I ask her why she thinks women are pitted against each other. “I don’t think it’s real. That’s something being created by the media to make things more interesting, and I think that’s always happened.” She asks an assistant to order up a vodka soda with lime, her usual. “I find it very interesting that nobody asks me about Kanye, or Drake, or A$AP Rocky [all of whom are also mentioned on the album]. I feel like that makes my point.”
On April 26, at a London club called G.A.Y., Allen performed a campy lip-sync to “Drunk In Love” that people interpreted as throwing shade at Beyoncé. She tweeted afterward that each time she’s performed at that venue, she’s done a parodic homage to a different pop star: “Only one person can tell you what my intentions are, and that would be me.” She called the accusations “so fucking boring.”

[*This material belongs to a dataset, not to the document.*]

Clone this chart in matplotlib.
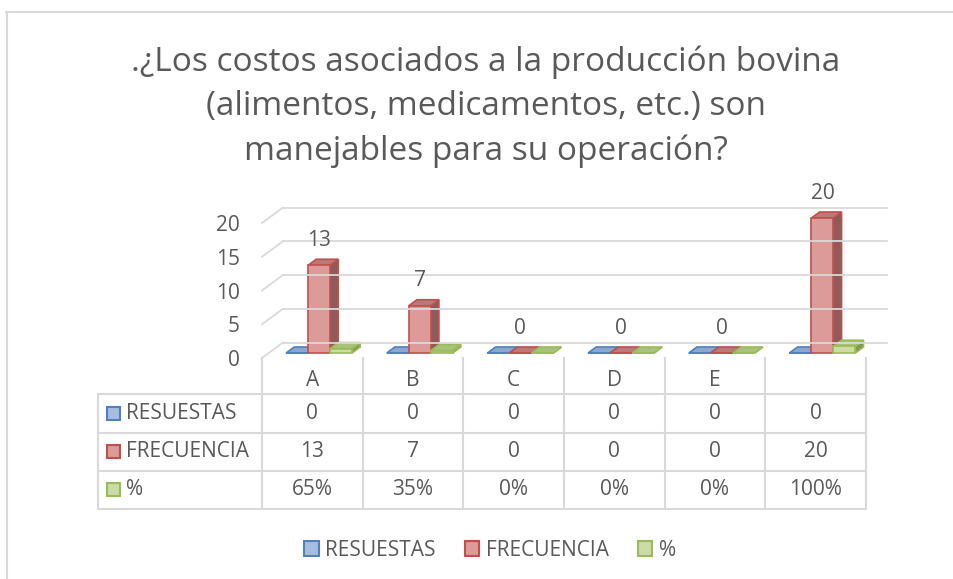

Her upcoming show at the Highline Ballroom, the first in the States in five years, sold out immediately, and she’s more ready to perform than ever. “I was really intoxicated onstage [earlier in my career]. I have more energy now. Also I work out. I do smoke the odd cigarette, but mostly I smoke these things –” She holds up the e-cigarette. “So my lung capacity is better. After a show, I have a couple drinks and then go to bed. [I used to] have a couple of drinks, and then more drinks, and not go to bed. But I’ve got kids now.”
One week later, the Highline Ballroom is so packed that you can barely get a beer. The show opens with Miley-esque cartoon visuals: baby bottles filled with pills, a cheeky acknowledgement of her new life. Allen jumps right into “Sheezus” and then trills in that posh accent: “Did you miss me, New York?” She gets a loud confirmation.